High Court hears argument in Google LLC v Defteros [2022] on 3 May 2022

May 9, 2022 |

The Full Bench of the High Court heard argument in Google LLC v Defteros [2022].  It is a case of considerable interest to defamation practitioners.  The key issue is whether a search engine a publisher of defamatory material on a third party website to which that search engine provides a hyperlink when the search result on its own conveys no defamatory imputation.  Also Google seeks a ruling on what is required to notify the search engine of defamatory publication for the purposes of the common law doctrine of innocent dissemination and the statutory defence under section 32 of the Defamation Act 2005. 

The transcript of oral argument before their Honours can be found here.

It is an appeal from a decision from the Victorian Court of Appeal in Defteros v Google LLC [2021] VSCA 167 (17 June 2021).  Interestingly on that occasion the appellant, Defteros, was unsuccessful.  Google’;s cross application for leave to appeal was refused. 

Special leave was granted on 10 December 2021 conditional upon Google paying Defteros’s costs of the appeal and not disturbing the costs orders in the Court of Appeal and at trial.  The transcript of the Special Leave Application can be found here.  In short, there is a public interest in resolving the issue. 

The essence of Google’s submissions is that the trial judge and the Victorian Court of Appeal erroneously found that the provision of a hyperlink was participation in the communication of defamatory material for the purpose of publication.  

The submissions of both parties can be found on the High Court website  here

The catchwords are:

Defamation – Publication – Qualified privilege defence – Common law qualified privilege – Statutory qualified privilege – Where respondent alleged that certain webpages were published by appellant and were defamatory – Where two webpages consisted of set of search results displayed on website www.google.com.au in response to search of respondent’s name and hyperlinked article, included in search results, entitled “Underworld loses valued friend at court” (Web Matter) –  Where appellant alleged it was for “common convenience and welfare of society” for appellant to return search results that hyperlinked articles published by reputable sources – Where appellant claimed material was matter of considerable public interest such that recipients had necessary interest in material for purposes of s 30(1) of Defamation Act 2005 (Vic) – Whether appellant published Web Matter – Whether common law qualified privilege defence applies – Whether the statutory qualified privilege defence in s 30(1) applies.

The ABC has neatly summarised the issues, published prior to the one day hearing on 3 May 2022 (as in the morning of), at High Court asked to decide if search engine giant Google is a publisher of content which provides:

Google and Melbourne lawyer George Defteros are set for a showdown in the High Court of Australia over whether the search engine giant is classified as a publisher or not.

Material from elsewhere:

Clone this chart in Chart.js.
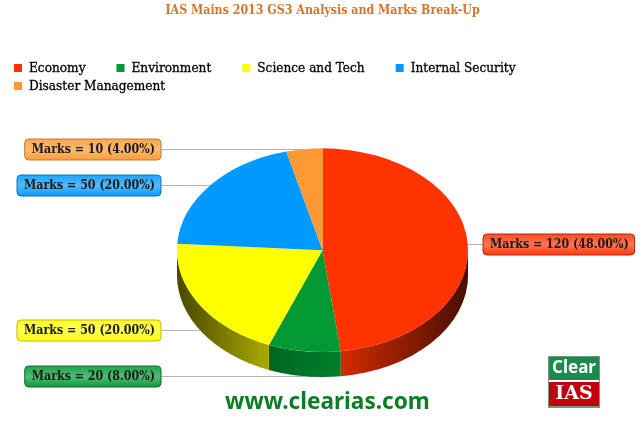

Mr Defteros successfully sued Google in 2020 for $40,000, after it failed to take down a story he said had defamed him.

The story was originally published in The Age newspaper, and detailed how, in 2004, Mr Defteros had been charged with conspiracy and incitement to murder underworld figures, including Carl Williams.

But in 2005 the charges were withdrawn.

The initial ruling found that the article had conveyed the defamatory imputation that the respondent had crossed the line from professional lawyer for, to confidant and friend, of criminal elements.

Mr Defteros had reached a settlement by way of mediation, with the author and publisher of a book that had included a chapter based on the Age’s article, in 2010.

In 2016, a removal request was made to Google, which was still directing searches to the article.

Google refused after it emerged the lawyer who made the application had misrepresented the situation, when he said Mr Defteros had sued the Age and it had agreed to remove the article as part of a settlement.

Mr Defteros had not sued the Age and the newspaper had not agreed to remove the article, although it did take it down in December 2016.

Submissions by Google to the High Court rejected the assertion the link to the story amounted to publishing.

“Just as in the case of a modern-day telephone call, where the caller communicates directly with the listener … with no publication by the company itself.”

But lawyers for Mr Defteros said Google was an active participant.

“The Google search engine is not a passive tool, such as the facility provided by a telephone company,” submissions from Mr Defteros argue.

Google also argued it had a common-law qualified privilege defence.

But in their submissions, lawyers for Mr Defteros suggested they would tell the court that qualified privilege only applied if the person searching had a legitimate interest in the information beyond gossip or curiosity.

His lawyers said that the common law rules about publication were clear, and there should be no special rule for providers of hyperlinks.

Both sides have referred to last year’s landmark High Court ruling, which found major media companies were liable for comments posted on their Facebook pages about Northern Territory man Dylan Voller.

Mr Voller’s treatment as a detainee sparked a royal commission into the Northern Territory’s youth detention system, after images of him shackled to a chair wearing a spit hood were revealed by the ABC’s Four Corners program.

Lawyers for Google said the ruling affirmed that the process in which a defamatory matter was communicated must be active and voluntary, which it argued it was not.

But lawyers for Mr Defteros said Google was the publisher under principles developed by the Voller ruling, by facilitating and providing a platform, even if it did not intend to communicate the defamatory matter in question.